** Start Recorded data **

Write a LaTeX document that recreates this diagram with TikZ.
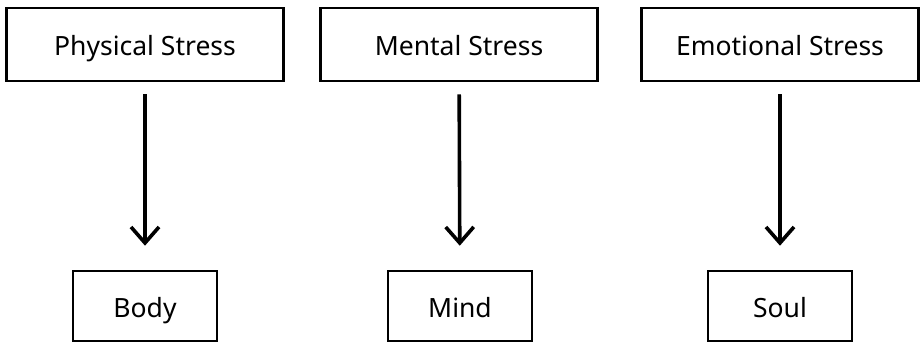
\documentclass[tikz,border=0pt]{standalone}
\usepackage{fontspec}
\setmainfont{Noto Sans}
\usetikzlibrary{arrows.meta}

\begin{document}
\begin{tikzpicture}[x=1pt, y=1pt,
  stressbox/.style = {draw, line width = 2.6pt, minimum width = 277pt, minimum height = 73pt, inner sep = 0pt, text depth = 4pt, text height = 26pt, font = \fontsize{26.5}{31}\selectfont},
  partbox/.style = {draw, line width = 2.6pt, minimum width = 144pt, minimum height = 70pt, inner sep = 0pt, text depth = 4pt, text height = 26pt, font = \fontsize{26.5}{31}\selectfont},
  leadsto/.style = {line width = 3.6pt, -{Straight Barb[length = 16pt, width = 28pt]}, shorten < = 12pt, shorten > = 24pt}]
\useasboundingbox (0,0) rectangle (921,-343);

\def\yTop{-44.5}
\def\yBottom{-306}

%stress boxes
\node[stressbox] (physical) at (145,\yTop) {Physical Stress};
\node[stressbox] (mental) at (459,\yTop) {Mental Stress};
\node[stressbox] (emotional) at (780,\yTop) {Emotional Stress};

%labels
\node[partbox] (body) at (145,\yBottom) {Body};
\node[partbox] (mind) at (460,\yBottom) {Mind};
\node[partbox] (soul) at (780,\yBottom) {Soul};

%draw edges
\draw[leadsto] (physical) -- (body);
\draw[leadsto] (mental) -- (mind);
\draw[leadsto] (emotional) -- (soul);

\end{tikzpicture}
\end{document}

** End Recorded data **

▶ Task to carry out
What is needed is an exact reproduction of the data, pictures excluded.

▶ Exercise result
Write a LaTeX document that recreates this diagram with TikZ.
\documentclass[tikz,border=0pt]{standalone}
\usepackage{fontspec}
\setmainfont{Noto Sans}
\usetikzlibrary{arrows.meta}

\begin{document}
\begin{tikzpicture}[x=1pt, y=1pt,
  stressbox/.style = {draw, line width = 2.6pt, minimum width = 277pt, minimum height = 73pt, inner sep = 0pt, text depth = 4pt, text height = 26pt, font = \fontsize{26.5}{31}\selectfont},
  partbox/.style = {draw, line width = 2.6pt, minimum width = 144pt, minimum height = 70pt, inner sep = 0pt, text depth = 4pt, text height = 26pt, font = \fontsize{26.5}{31}\selectfont},
  leadsto/.style = {line width = 3.6pt, -{Straight Barb[length = 16pt, width = 28pt]}, shorten < = 12pt, shorten > = 24pt}]
\useasboundingbox (0,0) rectangle (921,-343);

\def\yTop{-44.5}
\def\yBottom{-306}

%stress boxes
\node[stressbox] (physical) at (145,\yTop) {Physical Stress};
\node[stressbox] (mental) at (459,\yTop) {Mental Stress};
\node[stressbox] (emotional) at (780,\yTop) {Emotional Stress};

%labels
\node[partbox] (body) at (145,\yBottom) {Body};
\node[partbox] (mind) at (460,\yBottom) {Mind};
\node[partbox] (soul) at (780,\yBottom) {Soul};

%draw edges
\draw[leadsto] (physical) -- (body);
\draw[leadsto] (mental) -- (mind);
\draw[leadsto] (emotional) -- (soul);

\end{tikzpicture}
\end{document}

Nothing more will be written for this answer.